Modal frequency placement coordinates all these design variables to achieve desired frequency spacing. Modern optimization algorithms search the design space defined by mount stiffnesses, locations, and component masses to satisfy frequency separation constraints while minimizing total mass. Sensitivity analysis identifies which parameters most efficiently achieve separation, focusing design effort where it provides greatest leverage.

Takeaway

Coupling minimization is ultimately a frequency management problem. Map your disturbance spectrum and critical response frequencies first, then systematically place natural frequencies either well below, well above, or precisely between spectral peaks where forcing is minimal.
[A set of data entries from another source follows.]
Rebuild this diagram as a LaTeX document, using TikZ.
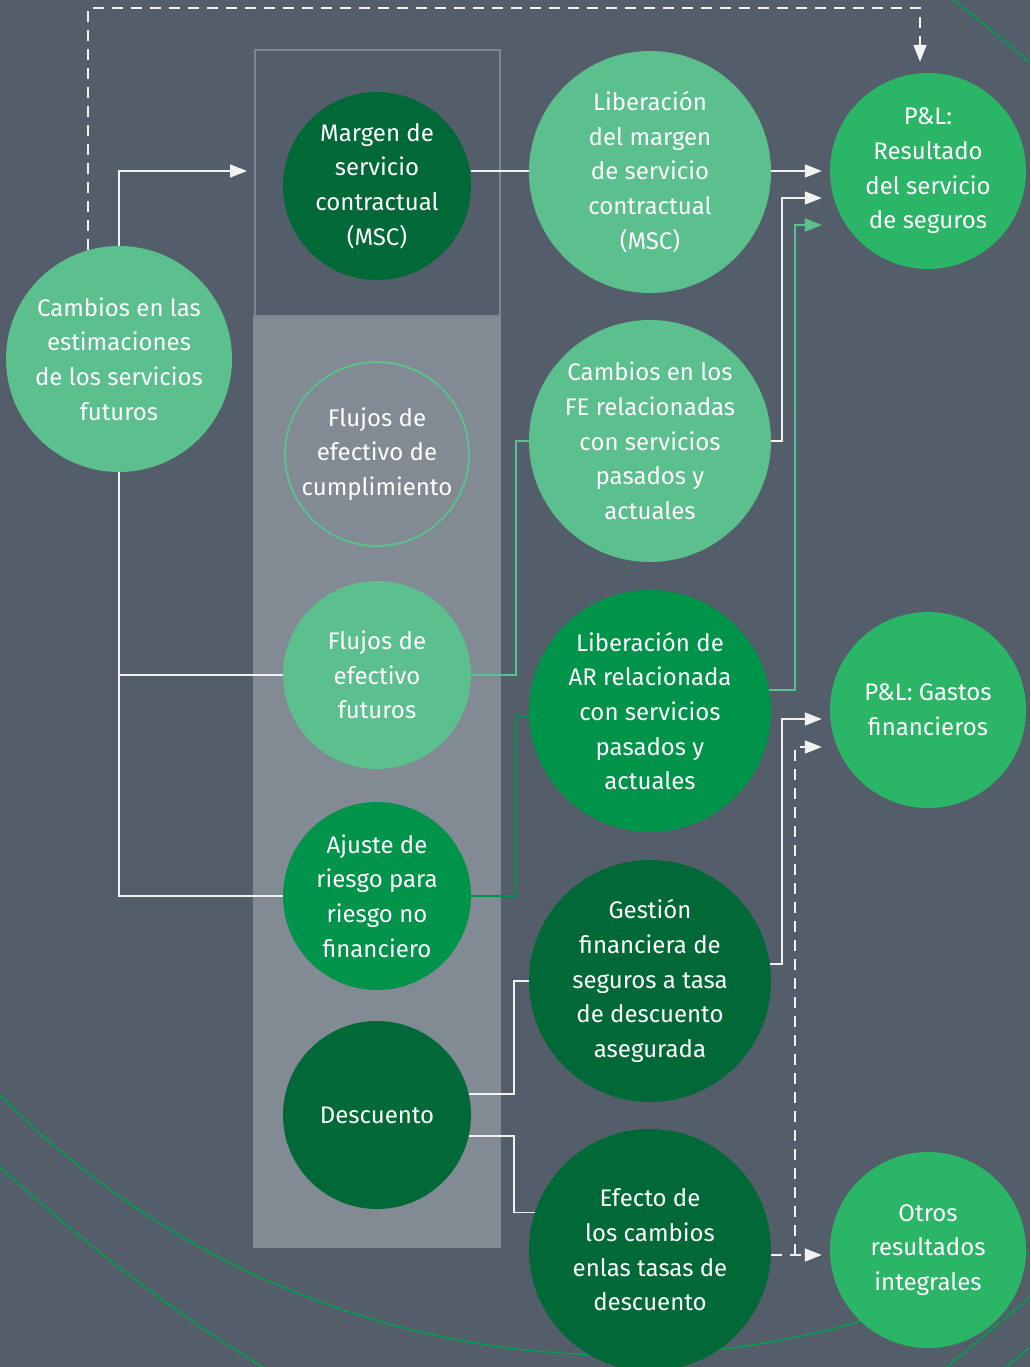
\documentclass[tikz,border=0pt]{standalone}
\usepackage{fontspec}
\setmainfont{Fira Sans}
\usetikzlibrary{arrows.meta}
\definecolor{bg}{HTML}{535E6A}
\definecolor{panel}{HTML}{828A93}
\definecolor{boxline}{HTML}{7E8791}
\definecolor{lgreen}{HTML}{5BBF8E}
\definecolor{mgreen}{HTML}{00934A}
\definecolor{dgreen}{HTML}{006937}
\definecolor{pgreen}{HTML}{2BB566}
\definecolor{arcgreen}{HTML}{00A050}
\definecolor{wl}{HTML}{F2F2F2}
\tikzset{
  bubble/.style={circle, inner sep=0pt, align=center, text=white,
    font=\fontsize{24}{34.7}\selectfont},
  small/.style={bubble, minimum size=188pt},
  big/.style={bubble, minimum size=242pt},
  pl/.style={bubble, minimum size=196pt, fill=pgreen},
  wline/.style={draw=wl, line width=1.6pt},
  gline/.style={draw=lgreen, line width=1.8pt},
  mline/.style={draw=mgreen, line width=1.8pt},
  dline/.style={draw=wl, line width=1.6pt, dash pattern=on 11pt off 8pt},
  tip/.style={-{Triangle[length=17pt,width=13pt]}},
  deco/.style={draw=arcgreen, line width=1.5pt}
}
\begin{document}
\begin{tikzpicture}[x=1pt,y=-1pt]
\useasboundingbox (0,0) rectangle (1030,1367);
\fill[bg] (0,0) rectangle (1030,1367);
\begin{scope}
\clip (0,0) rectangle (1030,1367);
\draw[deco] (620,486) circle (869);
\draw[deco] (0,1167) .. controls (80,1240) and (170,1310) .. (263,1367);
\draw[deco] (953,0) .. controls (980,20) and (1005,42) .. (1030,63);
\draw[deco] (1030,1297) -- (947,1367);
\draw[deco] (1030,1347) -- (1006,1367);
\end{scope}
% panel and box
\fill[panel] (253,316) rectangle (501,1248);
\node[draw=boxline, line width=2pt, minimum width=245pt, minimum height=266pt, inner sep=0pt] (mscbox) at (377.5,183) {};
% left column
\node[big, minimum size=226pt, fill=lgreen] (cambios) at (119,359) {Cambios en las\\estimaciones\\de los servicios\\futuros};
% middle column
\node[small, fill=dgreen] (msc) at (377,186) {Margen de\\servicio\\contractual\\(MSC)};
\node[small, minimum size=184pt, draw=lgreen, line width=2pt] (fec) at (377,454) {Flujos de\\efectivo de\\cumplimiento};
\node[small, fill=lgreen] (fff) at (377,675) {Flujos de\\efectivo\\futuros};
\node[small, fill=mgreen] (ajuste) at (377,896) {Ajuste de\\riesgo para\\riesgo no\\financiero};
\node[small, fill=dgreen] (desc) at (377,1115) {Descuento};
% right-middle column
\node[big, fill=lgreen] (lib1) at (650,172) {Liberación\\del margen\\de servicio\\contractual\\(MSC)};
\node[big, fill=lgreen] (cfe) at (650,441) {Cambios en los\\FE relacionadas\\con servicios\\pasados y\\actuales};
\node[big, fill=mgreen] (lar) at (650,711) {Liberación de\\AR relacionada\\con servicios\\pasados y\\actuales};
\node[big, fill=dgreen] (gest) at (650,981) {Gestión\\financiera de\\seguros a tasa\\de descuento\\asegurada};
\node[big, fill=dgreen] (efecto) at (650,1250) {Efecto de\\los cambios\\enlas tasas de\\descuento};
% right column
\node[pl] (pl1) at (928,171) {P\&L:\\Resultado\\del servicio\\de seguros};
\node[pl] (pl2) at (928,710) {P\&L: Gastos\\financieros};
\node[pl] (otros) at (928,1250) {Otros\\resultados\\integrales};
\coordinate (top) at (0,8);
% connectors
\draw[wline,tip] (cambios.north) |- ([xshift=-7pt]mscbox.west |- pl1.west);
\draw[dline,tip] (cambios.106) -- (cambios.106 |- top) -| ([xshift=-8pt,yshift=11pt]pl1.north);
\draw[wline] (cambios.south) |- (ajuste.west);
\draw[wline] (cambios.south |- fff.west) -- (fff.west);
\draw[wline] (pl1.west -| msc.east) -- (pl1.west -| lib1.west);
\draw[wline,tip] (pl1.west -| lib1.east) -- ([xshift=-8pt]pl1.west);
\draw[wline,tip] (cfe.east) -- ++(11,0) |- ([xshift=-8pt,yshift=-27pt]pl1.west);
\draw[gline] (fff.east) -- ++(45,0) |- (cfe.west);
\draw[gline,tip] (lar.10) -- ++(26,0) |- ([xshift=-8pt,yshift=-54pt]pl1.west);
\draw[mline] (ajuste.east) -- ++(45,0) |- ([yshift=-5pt]lar.west);
\draw[wline,tip] (gest.8) -- ++(12,0) |- ([xshift=-8pt,yshift=-9pt]pl2.west);
\draw[wline] (desc.13) -- ++(45,0) |- (gest.west);
\draw[wline] (desc.-13) -- ++(45,0) |- (efecto.162);
\draw[dline,tip] ([yshift=-5pt]efecto.east) -- ([xshift=-8pt,yshift=-5pt]otros.west);
\draw[dline,tip] ([xshift=24pt,yshift=-5pt]efecto.east) |- ([xshift=-8pt,yshift=-37pt]pl2.west);
\end{tikzpicture}
\end{document}
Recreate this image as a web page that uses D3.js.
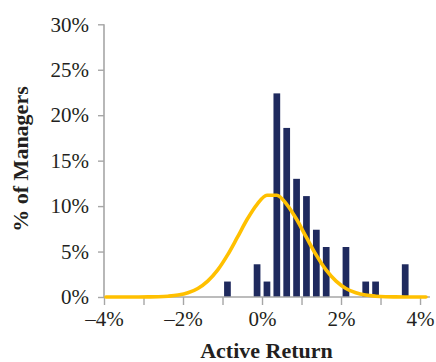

Modal analysis of multi-body systems transforms apparently intractable coupled dynamics into tractable independent modal responses. The methodology proceeds systematically: formulate mass and stiffness matrices capturing all significant coupling, extract eigenvalues and eigenvectors revealing natural frequencies and mode shapes, then interpret results to guide design modifications that achieve acceptable frequency separation and coupling levels.

The mathematical framework scales from simple two-body problems to systems with hundreds of degrees of freedom, limited only by computational resources and modeling fidelity. However, the physical insights remain consistent regardless of system complexity. Coupling paths, modal orthogonality, and frequency separation principles apply universally.

Mastery of coupled dynamics analysis distinguishes engineers who can predict and prevent resonance failures from those who discover problems only during testing. As systems grow more integrated and mass budgets tighter, the ability to optimize modal characteristics becomes increasingly essential for achieving performance within physical constraints.